Marcus Vaktnäs: Multiple orthogonal polynomials on the real line and the unit circle

Abstract

The thesis presents a series of papers in the field of orthogonal polynomials and approximation theory. The majority of research on orthogonal polynomials can be divided into two parallel groups, where the first one studies orthogonality with respect to measures supported on the real line (OPRL), while the other one studies measures supported on the unit circle (OPUC). 

The main topic of the thesis is multiple orthogonal polynomials, on the real line (MOPRL) and the unit circle (MOPUC). The former theory is well-developed, while the latter had seen very little development prior to this work. The thesis contains several fundamental results on MOPUC, which I believe will be its main contribution. 

Paper I derives recurrence relations for MOPUC that generalize the Szegő recurrence relations of OPUC, while standing in direct analogue with the nearest-neighbour recurrence relation of MOPRL. Partial difference equations for the recurrence coefficients followed from these relations, along with a Christoffel–Darboux formula. 

Paper II-IV study Christoffel transforms in MOPRL, and the more general Uvarov transforms. The papers give formulas for the transformed polynomials and recurrence coefficients, and illustrate a connection to zero location and interlacing. Applications to the zero behaviour of some families of multiple orthogonal polynomials are given. The papers also contain applications to the computation of recurrence coefficients and orthogonal polynomials of OPRL. 

Paper V-VII takes a new approach to MOPUC, working with some multiple orthogonal Laurent polynomials of integer and semi-integer degree. Analogues of the Angelesco and AT systems of MOPRL are given, together with important results on perfectness and zero location. The recurrence relations of Paper I also generalize to some of these Laurent polynomials. Szegő mapping relations are given, along with Geronimus relations for the recurrence coefficients, illustrating a connection to MOPRL that was not established for the polynomials studied in Paper I. The connection with two-point Hermite–Padé approximation is also outlined. 
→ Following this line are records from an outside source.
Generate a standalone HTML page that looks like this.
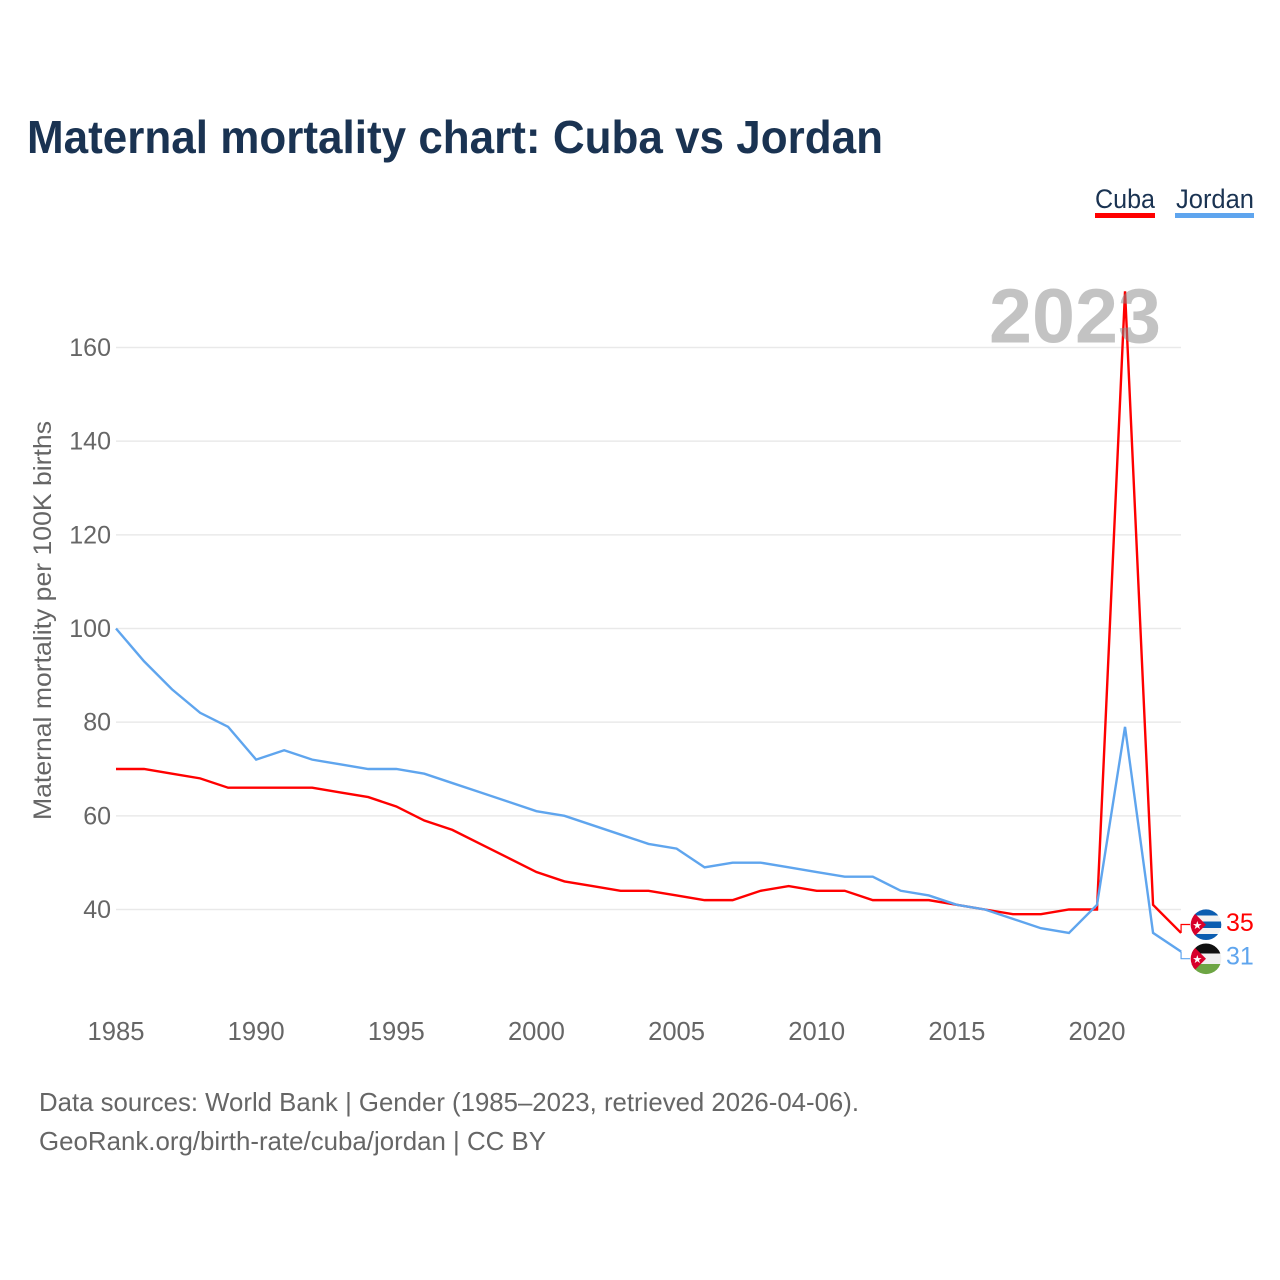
<!DOCTYPE html>
<html lang="en">
<head>
<meta charset="utf-8">
<title>Maternal mortality chart: Cuba vs Jordan</title>
<style>
html,body{margin:0;padding:0;background:#fff;width:1280px;height:1280px;overflow:hidden}
svg{display:block}
text{font-family:"Liberation Sans",sans-serif}
</style>
</head>
<body>
<svg id="chart" xmlns="http://www.w3.org/2000/svg" width="1280" height="1280" viewBox="0 0 1280 1280">
  <defs>
    <clipPath id="clip-cuba"><circle cx="1206" cy="924.7" r="15.3"/></clipPath>
    <clipPath id="clip-jordan"><circle cx="1206" cy="958.8" r="15.3"/></clipPath>
  </defs>
  <rect width="1280" height="1280" fill="#fff"/>
  <text x="27" y="153" font-size="46" font-weight="700" fill="#1a3352" textLength="856" lengthAdjust="spacingAndGlyphs">Maternal mortality chart: Cuba vs Jordan</text>

  <g>
    <text x="1095" y="208" font-size="27" fill="#1a3352" textLength="60" lengthAdjust="spacingAndGlyphs">Cuba</text>
    <rect x="1095" y="213" width="60" height="5" fill="#ff0000"/>
  </g>
  <g>
    <text x="1176" y="208" font-size="27" fill="#1a3352" textLength="78" lengthAdjust="spacingAndGlyphs">Jordan</text>
    <rect x="1175" y="213" width="79" height="5" fill="#5fa5ee"/>
  </g>

  <g id="grid"></g>
  <g id="y-ticks"></g>
  <g id="x-ticks"></g>
  <text transform="translate(51,820) rotate(-90)" font-size="25" fill="#666" textLength="399" lengthAdjust="spacingAndGlyphs">Maternal mortality per 100K births</text>

  <g id="series"></g>
  <text x="989" y="342.5" font-size="77" font-weight="700" fill="#888" fill-opacity="0.5" textLength="172" lengthAdjust="spacingAndGlyphs">2023</text>

  <g clip-path="url(#clip-cuba)">
    <rect x="1190" y="909" width="32" height="32" fill="#f2f2f2"/>
    <rect x="1190" y="909" width="32" height="6.5" fill="#0a5cb0"/>
    <rect x="1190" y="921.5" width="32" height="6.5" fill="#0a5cb0"/>
    <rect x="1190" y="934" width="32" height="7" fill="#0a5cb0"/>
    <polygon points="1190,908.7 1206,924.7 1190,940.7" fill="#d8002b"/>
    <text x="1197.3" y="929" font-size="11" fill="#fff" text-anchor="middle">★</text>
  </g>
  <g clip-path="url(#clip-jordan)">
    <rect x="1190" y="943" width="32" height="10.5" fill="#111"/>
    <rect x="1190" y="953.5" width="32" height="10.5" fill="#f0f0f0"/>
    <rect x="1190" y="964" width="32" height="11" fill="#6da544"/>
    <polygon points="1190,942.8 1206,958.8 1190,974.8" fill="#d8002b"/>
    <text x="1197.3" y="963" font-size="11" fill="#fff" text-anchor="middle">★</text>
  </g>

  <g id="end-labels"></g>

  <text x="39" y="1111" font-size="26" fill="#666" textLength="820" lengthAdjust="spacingAndGlyphs">Data sources: World Bank | Gender (1985–2023, retrieved 2026-04-06).</text>
  <text x="39" y="1150" font-size="26" fill="#666" textLength="507" lengthAdjust="spacingAndGlyphs">GeoRank.org/birth-rate/cuba/jordan | CC BY</text>
</svg>
<script>
var years = [1985,1986,1987,1988,1989,1990,1991,1992,1993,1994,1995,1996,1997,1998,1999,2000,2001,2002,2003,2004,2005,2006,2007,2008,2009,2010,2011,2012,2013,2014,2015,2016,2017,2018,2019,2020,2021,2022,2023];
var cubaValues = [70,70,69,68,66,66,66,66,65,64,62,59,57,54,51,48,46,45,44,44,43,42,42,44,45,44,44,42,42,42,41,40,39,39,40,40,172,41,35];
var jordanValues = [100,93,87,82,79,72,74,72,71,70,70,69,67,65,63,61,60,58,56,54,53,49,50,50,49,48,47,47,44,43,41,40,38,36,35,41,79,35,31];
var yTickValues = [40,60,80,100,120,140,160];
var xTickValues = [1985,1990,1995,2000,2005,2010,2015,2020];

var SVGNS = 'http://www.w3.org/2000/svg';
function xScale(year){ return 116 + (year - 1985) * (1097 - 116) / 35; }
function yScale(value){ return 909.5 - (value - 40) * (909.5 - 347.5) / 120; }
function make(tag, parent){
  var el = document.createElementNS(SVGNS, tag);
  document.getElementById(parent).appendChild(el);
  return el;
}

yTickValues.forEach(function(v){
  var line = make('line', 'grid');
  
  
  line.setAttribute('x1', 116);
  line.setAttribute('x2', 1181);
  line.setAttribute('y1', yScale(v));
  line.setAttribute('y2', yScale(v));
  line.setAttribute('stroke', '#e9e9e9');
  line.setAttribute('stroke-width', '1.5');

  var label = make('text', 'y-ticks');
  
  
  label.setAttribute('x', 111);
  label.setAttribute('y', yScale(v) + 8.5);
  label.setAttribute('text-anchor', 'end');
  label.setAttribute('font-size', '25');
  label.setAttribute('fill', '#666');
  label.textContent = v;
});

xTickValues.forEach(function(y){
  var label = make('text', 'x-ticks');
  
  
  label.setAttribute('x', xScale(y));
  label.setAttribute('y', 1040);
  label.setAttribute('text-anchor', 'middle');
  label.setAttribute('font-size', '25.6');
  label.setAttribute('fill', '#666');
  label.textContent = y;
});

function drawSeries(values, color, name, labelY, valueBaseline){
  var pts = values.map(function(v, i){ return xScale(years[i]) + ',' + yScale(v); });
  var lastX = xScale(years[years.length - 1]);
  var lastY = yScale(values[values.length - 1]);

  var line = make('polyline', 'series');
  
  
  line.setAttribute('points', pts.join(' '));
  line.setAttribute('fill', 'none');
  line.setAttribute('stroke', color);
  line.setAttribute('stroke-width', '2.4');
  line.setAttribute('stroke-linejoin', 'miter');

  var leader = make('polyline', 'series');
  
  
  leader.setAttribute('points', lastX + ',' + lastY + ' ' + lastX + ',' + labelY + ' 1190,' + labelY);
  leader.setAttribute('fill', 'none');
  leader.setAttribute('stroke', color);
  leader.setAttribute('stroke-width', '1.2');

  var label = make('text', 'end-labels');
  
  
  label.setAttribute('x', 1226);
  label.setAttribute('y', valueBaseline);
  label.setAttribute('font-size', '25');
  label.setAttribute('fill', color);
  label.textContent = values[values.length - 1];
}
drawSeries(cubaValues, '#ff0000', 'cuba', 924.5, 931);
drawSeries(jordanValues, '#5fa5ee', 'jordan', 958.7, 964.5);
</script>
</body>
</html>
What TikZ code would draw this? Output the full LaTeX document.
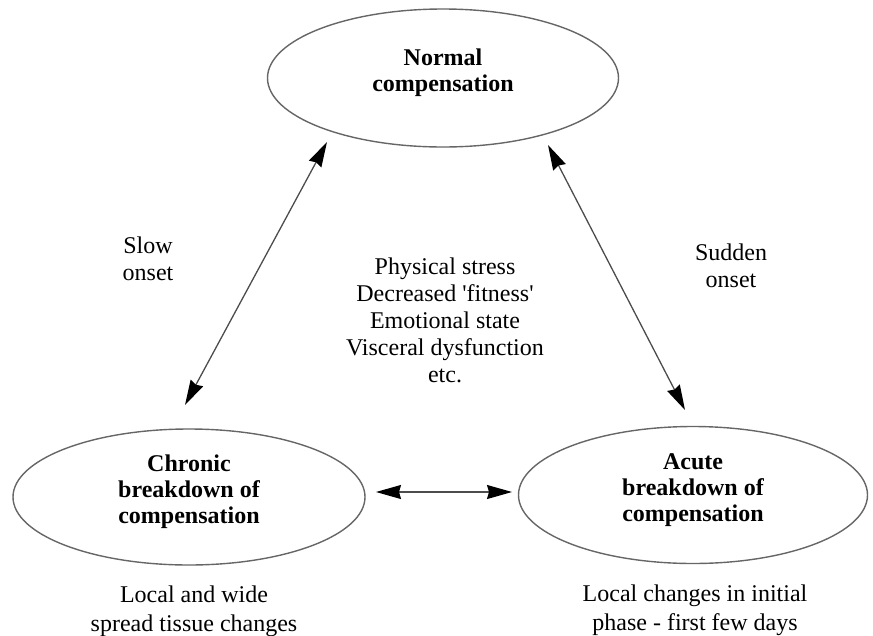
\documentclass[tikz,border=0pt]{standalone}
\usepackage{fontspec}
\setmainfont{Liberation Serif}
\usetikzlibrary{shapes.geometric,arrows.meta}
\begin{document}
\begin{tikzpicture}[x=1pt,y=-1pt,
  ell/.style={ellipse, draw=black!60, line width=1.4pt,
    font=\fontsize{24}{26}\selectfont\bfseries, align=center,
    inner sep=0pt, text depth=15pt},
  lbl/.style={font=\fontsize{24}{27}\selectfont, align=center, inner sep=0pt},
  lowlbl/.style={font=\fontsize{24}{29}\selectfont, align=center, inner sep=0pt},
  dbl/.style={{Stealth[length=25pt,width=14pt,inset=2pt,color=black]}-{Stealth[length=25pt,width=14pt,inset=2pt,color=black]},
    draw=black!70, line width=1.3pt}]
\useasboundingbox (0,0) rectangle (873,635);

\node[ell, minimum width=351pt, minimum height=138pt] (normal) at (443,78)
  {Normal\\compensation};
\node[ell, minimum width=352pt, minimum height=136pt] (chronic) at (189,497)
  {Chronic\\breakdown of\\compensation};
\node[ell, minimum width=349pt, minimum height=137pt] (acute) at (693,495)
  {Acute\\breakdown of\\compensation};

\node[lbl] (slow) at (148,259) {Slow\\onset};
\node[lbl] (sudden) at (731,266) {Sudden\\onset};
\node[lbl] (factors) at (445,320)
  {Physical stress\\Decreased \textquotesingle fitness\textquotesingle\\Emotional state\\Visceral dysfunction\\etc.};
\node[lowlbl] (chronicnote) at (194,611) {Local and wide\\spread tissue changes};
\node[lowlbl] (acutenote) at (695,610) {Local changes in initial\\phase - first few days};

\coordinate (l1) at (185,405);
\coordinate (l2) at (327,142);
\coordinate (r1) at (548,145);
\coordinate (r2) at (685,410);
\coordinate (h1) at (376,492);
\coordinate (h2) at (512,492);

\draw[dbl] (l1) -- (l2);
\draw[dbl] (r1) -- (r2);
\draw[dbl] (h1) -- (h2);
\end{tikzpicture}
\end{document}
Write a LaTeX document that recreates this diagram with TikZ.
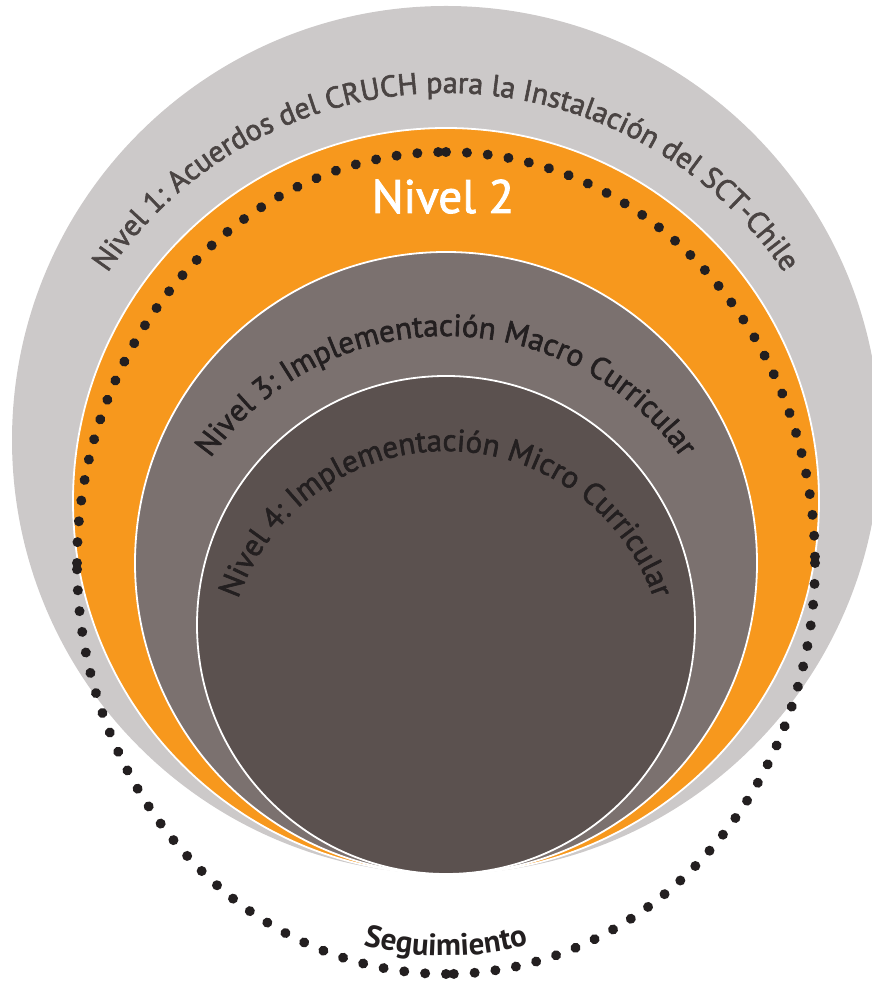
\documentclass[tikz,border=0pt]{standalone}
\usepackage{fontspec}
\newfontfamily\ptsans{PT Sans}
\newfontfamily\ptsansh[FakeBold=2]{PT Sans}
\usetikzlibrary{decorations.text,decorations.markings}
\definecolor{gOuter}{HTML}{CCC9C9}
\definecolor{gOrange}{HTML}{F7981D}
\definecolor{gMid}{HTML}{7B716F}
\definecolor{gDark}{HTML}{5B514F}
\definecolor{dotc}{HTML}{231F20}
\definecolor{txtA}{HTML}{4A4443}
\definecolor{txtB}{HTML}{231F20}
\tikzset{
  ring/.style={circle, inner sep=0pt, outer sep=0pt, draw=white, line width=1.8pt},
  dotmark/.style={decorate, decoration={markings,
      mark=between positions 0 and 1 step 0.033333 with {\fill[dotc] (0,0) circle[radius=5pt];}}}
}
\begin{document}
\begin{tikzpicture}[x=1pt,y=1pt]
\useasboundingbox (0,0) rectangle (872,982);
% circles (all tangent at bottom)
\node[circle, inner sep=0pt, fill=gOuter, minimum size=868pt] (lvl1) at (446,542) {};
\node[ring, fill=gOrange, minimum size=746pt] (lvl2) at (446,481) {};
\node[ring, fill=gMid, minimum size=622pt] (lvl3) at (446,419) {};
\node[ring, fill=gDark, minimum size=498pt] (lvl4) at (446,357) {};
% dotted ellipse, four clockwise quarters
\foreach \a in {90,0,-90,-180}{
  \pgfmathsetmacro\sx{446+369*cos(\a)}
  \pgfmathsetmacro\sy{419+411*sin(\a)}
  \path[dotmark] (\sx,\sy) arc[start angle=\a, end angle=\a-92, x radius=369pt, y radius=411pt];
}
% curved labels
\path[decorate, decoration={text along path, text align=center, text color=txtA,
  text={|\ptsansh\fontsize{30}{30}\selectfont|Nivel 1: Acuerdos del CRUCH para la Instalación del SCT-Chile}}]
  (446,481) ++(170:408) arc[start angle=170, end angle=10, radius=408pt];
\path[decorate, decoration={text along path, text align=center, text color=txtB,
  text={|\ptsansh\fontsize{31}{31}\selectfont|Nivel 3: Implementación Macro Curricular}}]
  (446,358) ++(175:288) arc[start angle=175, end angle=5, radius=288pt];
\path[decorate, decoration={text along path, text align=center, text color=txtB,
  text={|\ptsansh\fontsize{31}{31}\selectfont|Nivel 4: Implementación Micro Curricular}}]
  (446,311) ++(185:220) arc[start angle=185, end angle=-5, radius=220pt];
\node[text=white, font=\ptsansh\fontsize{47}{47}\selectfont, anchor=base, inner sep=0pt] (n2) at (443,769) {Nivel 2};
\path[decorate, decoration={text along path, text align=center, text color=txtB,
  text={|\ptsans\bfseries\fontsize{31}{31}\selectfont|Seguimiento}}]
  (268,79) arc[start angle=240, end angle=300, x radius=356pt, y radius=394pt];
\end{tikzpicture}
\end{document}
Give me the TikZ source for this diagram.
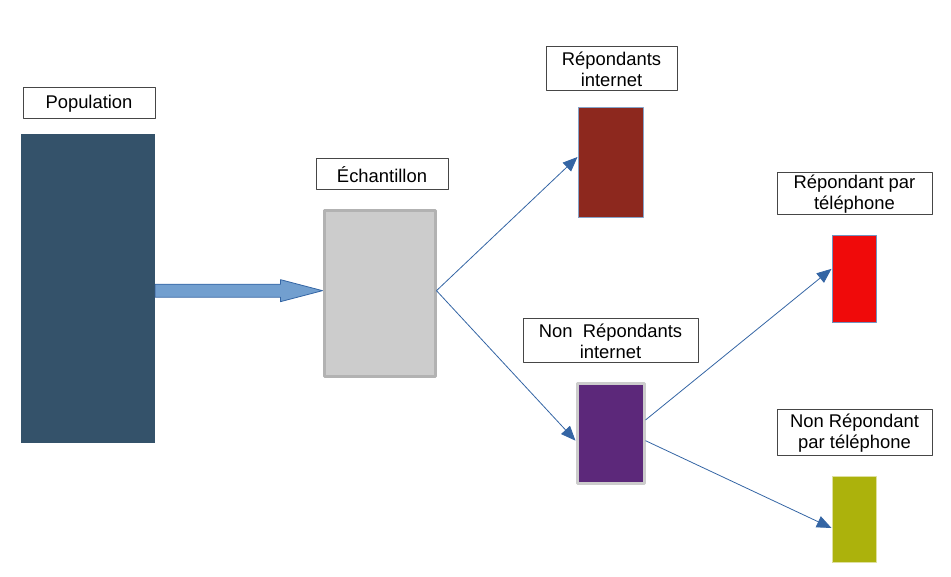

The papers are complemented by an introduction with background content, followed by a summary of each paper. The first two chapters provide a friendly introduction to orthogonal and multiple orthogonal polynomials, first through a problem from the thesis, and then through motivating applications to diophantine approximation and numerical integration. The applications relate to Padé approximation and Gauss quadrature, which play a central role in the theory of orthogonal polynomials, and are used frequently in the discussions throughout the introductory chapters.